Like neurosurgeons repairing an ailing brain, the engineers set to work.
“We were able to set up a lab condition to simulate the entire substation using the SEL Axion and SEL relays to completely replace their GIS controllers,” said SEL Project Team Leader Austin Wade.
SEL engineers spent five months putting the retrofitted system “through all the paces to make sure it would operate like we expected and that it would stand up to repeated use over the years,” Wade explained.
“In March 2016, Wade and his colleagues reached a milestone: Modernizing the outdated hardware with sophisticated SEL technology had created a faster, smarter GIS control system.
“We were able to replicate and even improve the functions of the previous controller,” Wade said.
Now certain that the platform was proven, deployable, and affordable, CUC officials approved the plan to install it at the vital North Sound Substation.
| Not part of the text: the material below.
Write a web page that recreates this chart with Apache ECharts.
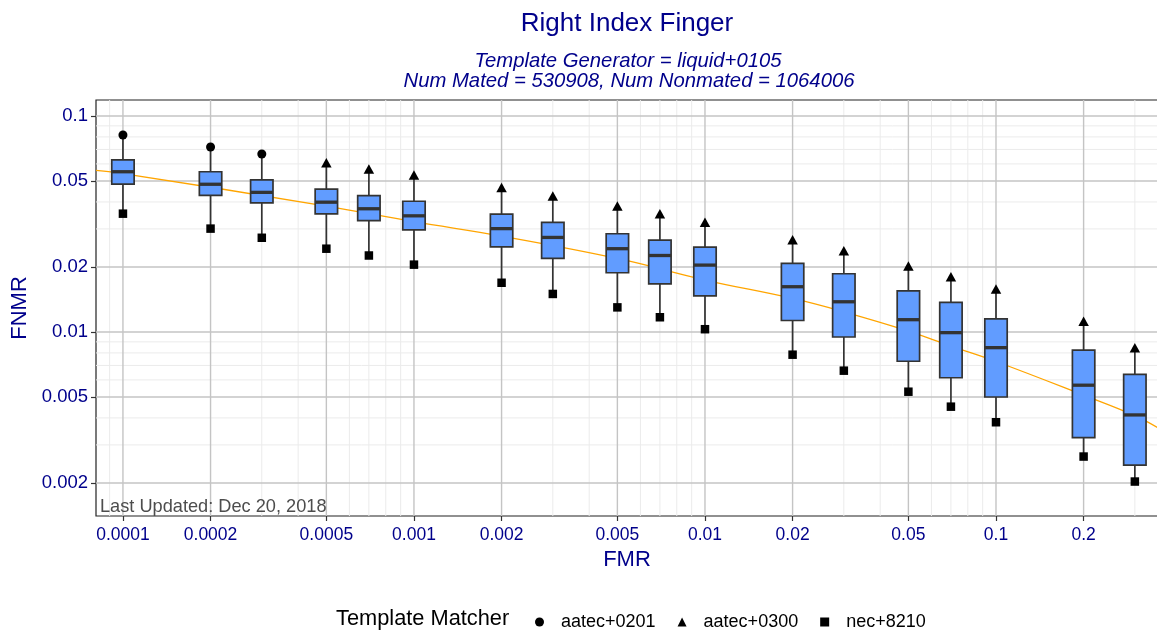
<!DOCTYPE html>
<html>
<head>
<meta charset="utf-8">
<script src="https://cdn.jsdelivr.net/npm/echarts@6/dist/echarts.min.js"></script>
<style>
html,body{margin:0;padding:0;background:#ffffff;}
#chart{width:1157px;height:635px;}
</style>
</head>
<body>
<div id="chart"></div>
<script>
// ---------------- data ----------------
const fmr = [0.0001,0.0002,0.0003,0.0005,0.0007,0.001,0.002,0.003,0.005,0.007,0.01,0.02,0.03,0.05,0.07,0.1,0.2,0.3];
const boxLow    = [0.0353,0.0301,0.0273,0.0243,0.0226,0.0205,0.0169,0.0150,0.0130,0.0117,0.0103,0.00785,0.00662,0.00529,0.00451,0.00382,0.00265,0.00203];
const boxQ1     = [0.0484,0.0429,0.0396,0.0352,0.0328,0.0297,0.0248,0.0219,0.0188,0.0167,0.0147,0.0113,0.00948,0.00732,0.00614,0.00500,0.00324,0.00242];
const boxMedian = [0.0552,0.0483,0.0443,0.0399,0.0372,0.0345,0.0301,0.0274,0.0243,0.0226,0.0204,0.0162,0.0138,0.0114,0.00993,0.00846,0.00567,0.00413];
const boxQ3     = [0.0626,0.0552,0.0506,0.0459,0.0428,0.0403,0.0351,0.0322,0.0285,0.0266,0.0247,0.0208,0.0186,0.0155,0.0137,0.0115,0.00825,0.00637];
const boxHigh   = [0.0817,0.0719,0.0667,0.0608,0.0568,0.0533,0.0466,0.0426,0.0383,0.0353,0.0322,0.0267,0.0238,0.0202,0.0180,0.0158,0.0112,0.00846];

const aatec0201FMR  = [0.0001,0.0002,0.0003];
const aatec0201FNMR = [0.0817,0.0719,0.0667];
const aatec0300FMR  = [0.0005,0.0007,0.001,0.002,0.003,0.005,0.007,0.01,0.02,0.03,0.05,0.07,0.1,0.2,0.3];
const aatec0300FNMR = [0.0608,0.0568,0.0533,0.0466,0.0426,0.0383,0.0353,0.0322,0.0267,0.0238,0.0202,0.0180,0.0158,0.0112,0.00846];
const nec8210FMR    = [0.0001,0.0002,0.0003,0.0005,0.0007,0.001,0.002,0.003,0.005,0.007,0.01,0.02,0.03,0.05,0.07,0.1,0.2,0.3];
const nec8210FNMR   = [0.0353,0.0301,0.0273,0.0243,0.0226,0.0205,0.0169,0.0150,0.0130,0.0117,0.0103,0.00785,0.00662,0.00529,0.00451,0.00382,0.00265,0.00203];

const fitFMR  = [0.0000808,0.0001,0.0005,0.001,0.002,0.005,0.01,0.02,0.03,0.05,0.07,0.1,0.2,0.3,0.36];
const fitFNMR = [0.0560,0.0541,0.0383,0.0324,0.0278,0.0219,0.0174,0.0143,0.0124,0.0101,0.0086,0.0073,0.0051,0.0041,0.0036];

const xTickValues = [0.0001,0.0002,0.0005,0.001,0.002,0.005,0.01,0.02,0.05,0.1,0.2];
const xTickLabels = ['0.0001','0.0002','0.0005','0.001','0.002','0.005','0.01','0.02','0.05','0.1','0.2'];
const yTickValues = [0.002,0.005,0.01,0.02,0.05,0.1];
const yTickLabels = ['0.002','0.005','0.01','0.02','0.05','0.1'];

const xRange = [0.0000808, 0.3603];
const yRange = [0.001406, 0.1186];

// ---------------- helpers ----------------
const L = Math.log10;
const FONT = "'Liberation Sans', Arial, Helvetica, sans-serif";
const BLUE = '#00008B';
const xMin = L(xRange[0]), xMax = L(xRange[1]);
const yMin = L(yRange[0]), yMax = L(yRange[1]);

function minorValues(lo, hi) {
  const out = [];
  for (let e = -6; e <= 0; e++) {
    [3,4,6,7,8,9].forEach(m => {
      const v = m * Math.pow(10, e);
      if (v >= lo && v <= hi) out.push(v);
    });
  }
  return out;
}
const xMinor = minorValues(xRange[0], xRange[1]);
const yMinor = minorValues(yRange[0], yRange[1]);

function labelFor(values, labels) {
  const logs = values.map(L);
  return function (v) {
    for (let i = 0; i < logs.length; i++) if (Math.abs(logs[i] - v) < 1e-6) return labels[i];
    return '';
  };
}

function gridLines(dir, values, color, width, z) {
  return {
    type: 'custom', silent: true, z: z, clip: true,
    data: values.map(v => dir === 'x' ? [L(v), (yMin + yMax) / 2] : [(xMin + xMax) / 2, L(v)]),
    encode: { x: 0, y: 1 },
    renderItem: function (params, api) {
      let p1, p2;
      if (dir === 'x') {
        p1 = api.coord([api.value(0), yMin]); p2 = api.coord([api.value(0), yMax]);
      } else {
        p1 = api.coord([xMin, api.value(1)]); p2 = api.coord([xMax, api.value(1)]);
      }
      return { type: 'line', shape: { x1: p1[0], y1: p1[1], x2: p2[0], y2: p2[1] },
               style: { stroke: color, lineWidth: width } };
    }
  };
}

const boxData = fmr.map((f, i) => [L(f), L(boxLow[i]), L(boxQ1[i]), L(boxMedian[i]), L(boxQ3[i]), L(boxHigh[i])]);

const chart = echarts.init(document.getElementById('chart'), null, { renderer: 'canvas' });

const option = {
  animation: false,
  backgroundColor: '#ffffff',
  textStyle: { fontFamily: FONT },
  grid: { left: 96, top: 100, right: -1, bottom: 119, show: true, borderColor: '#222222', borderWidth: 1.2, backgroundColor: 'transparent', outerBoundsMode: 'none' },
  xAxis: {
    type: 'value', min: xMin, max: xMax,
    name: 'FMR', nameLocation: 'middle', nameGap: 30,
    nameTextStyle: { color: BLUE, fontSize: 22, fontFamily: FONT },
    axisLine: { show: false },
    axisTick: { show: true, length: 5, customValues: xTickValues.map(L), lineStyle: { color: '#333333', width: 1.2 } },
    axisLabel: { customValues: xTickValues.map(L), formatter: labelFor(xTickValues, xTickLabels), color: BLUE, fontSize: 17.5, fontFamily: FONT, margin: 10 },
    splitLine: { show: false }
  },
  yAxis: {
    type: 'value', min: yMin, max: yMax,
    name: 'FNMR', nameLocation: 'middle', nameGap: 60, nameRotate: 90,
    nameTextStyle: { color: BLUE, fontSize: 22, fontFamily: FONT },
    axisLine: { show: false },
    axisTick: { show: true, length: 5, customValues: yTickValues.map(L), lineStyle: { color: '#333333', width: 1.2 } },
    axisLabel: { customValues: yTickValues.map(L), formatter: labelFor(yTickValues, yTickLabels), color: BLUE, fontSize: 18.5, fontFamily: FONT, margin: 8 },
    splitLine: { show: false }
  },
  legend: {
    left: 530, top: 608, itemWidth: 9, itemHeight: 9, itemGap: 22,
    formatter: '{g| }{name}',
    textStyle: { fontSize: 18, color: '#000000', fontFamily: FONT, rich: { g: { width: 12 } } },
    itemStyle: { color: '#000000', opacity: 1 },
    data: [
      { name: 'aatec+0201', icon: 'circle' },
      { name: 'aatec+0300', icon: 'triangle' },
      { name: 'nec+8210', icon: 'rect' }
    ],
    selectedMode: false
  },
  graphic: [
    { type: 'text', x: 627, y: 24, silent: true,
      style: { text: 'Right Index Finger', fill: BLUE, font: '26px ' + FONT, align: 'center', verticalAlign: 'middle' } },
    { type: 'text', x: 628, y: 61, silent: true,
      style: { text: 'Template Generator = liquid+0105', fill: BLUE, font: 'italic 20.3px ' + FONT, align: 'center', verticalAlign: 'middle' } },
    { type: 'text', x: 629, y: 81, silent: true,
      style: { text: 'Num Mated = 530908, Num Nonmated = 1064006', fill: BLUE, font: 'italic 20.3px ' + FONT, align: 'center', verticalAlign: 'middle' } },
    { type: 'text', x: 100, y: 507, silent: true, z: 100,
      style: { text: 'Last Updated: Dec 20, 2018', fill: '#4D4D4D', font: '18.2px ' + FONT, align: 'left', verticalAlign: 'middle' } },
    { type: 'text', x: 336, y: 619, silent: true,
      style: { text: 'Template Matcher', fill: '#000000', font: '21.8px ' + FONT, align: 'left', verticalAlign: 'middle' } }
  ],
  series: [
    gridLines('x', xMinor, '#EBEBEB', 1, 1),
    gridLines('y', yMinor, '#EBEBEB', 1, 1),
    gridLines('x', xTickValues, '#C4C4C4', 1.4, 1),
    gridLines('y', yTickValues, '#C4C4C4', 1.4, 1),
    {
      name: 'fit', type: 'line', z: 3, smooth: 0.4, showSymbol: false, silent: true, clip: true,
      data: fitFMR.map((x, i) => [L(x), L(fitFNMR[i])]),
      lineStyle: { color: '#FFA500', width: 1.3 }
    },
    {
      name: 'boxes', type: 'custom', z: 4, silent: true,
      data: boxData,
      encode: { x: 0, y: [1, 2, 3, 4, 5] },
      renderItem: function (params, api) {
        const xv = api.value(0);
        const x = api.coord([xv, api.value(3)])[0];
        const yLo = api.coord([xv, api.value(1)])[1];
        const yQ1 = api.coord([xv, api.value(2)])[1];
        const yMed = api.coord([xv, api.value(3)])[1];
        const yQ3 = api.coord([xv, api.value(4)])[1];
        const yHi = api.coord([xv, api.value(5)])[1];
        const hw = 11.2;
        const edge = { stroke: '#333333', lineWidth: 1.7 };
        return {
          type: 'group',
          children: [
            { type: 'line', shape: { x1: x, y1: yHi, x2: x, y2: yQ3 }, style: edge },
            { type: 'line', shape: { x1: x, y1: yQ1, x2: x, y2: yLo }, style: edge },
            { type: 'rect', shape: { x: x - hw, y: yQ3, width: 2 * hw, height: yQ1 - yQ3 },
              style: { fill: '#619CFF', stroke: '#333333', lineWidth: 1.7 } },
            { type: 'line', shape: { x1: x - hw, y1: yMed, x2: x + hw, y2: yMed },
              style: { stroke: '#333333', lineWidth: 3.3 } }
          ]
        };
      }
    },
    {
      name: 'aatec+0201', type: 'scatter', z: 5, symbol: 'circle', symbolSize: 9, silent: true,
      itemStyle: { color: '#000000', opacity: 1 },
      data: aatec0201FMR.map((x, i) => [L(x), L(aatec0201FNMR[i])])
    },
    {
      name: 'aatec+0300', type: 'scatter', z: 5, symbol: 'triangle', symbolSize: [10.5, 9.5], silent: true,
      itemStyle: { color: '#000000', opacity: 1 },
      data: aatec0300FMR.map((x, i) => [L(x), L(aatec0300FNMR[i])])
    },
    {
      name: 'nec+8210', type: 'scatter', z: 5, symbol: 'rect', symbolSize: 8.5, silent: true,
      itemStyle: { color: '#000000', opacity: 1 },
      data: nec8210FMR.map((x, i) => [L(x), L(nec8210FNMR[i])])
    }
  ]
};
chart.setOption(option);
</script>
</body>
</html>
Working onsite, SEL engineers carried out the procedure “bit by bit” over nine months to keep the substation running, recalled CUC’s Clark. “The fact that they could do such extensive work on the unit while keeping it operational was a big feat,” he said, adding that the new control system offers “intelligence and speed we didn’t have before.”
“A lot of people want to give us cookie-cutter, off-the-shelf solutions,” Clark said. “But SEL developed this platform just for us, and from the ground up. It represents a new dawn in substation automation.”
Dynamic technology, ready for the next storm
What’s more, the platform composed of SEL’s substation bay control systems, Axion modules, and protective relays has been so successful that CUC officials are using it as a model to replace outdated controllers at the other two GIS substations.
As the utility strengthens and modernizes its grid, life goes on as normal on Grand Cayman. Off-shore, 100-year-old sea turtles—the inspiration for CUC’s iconic logo—persevere in clear, turquoise waters punctuated by occasional storms.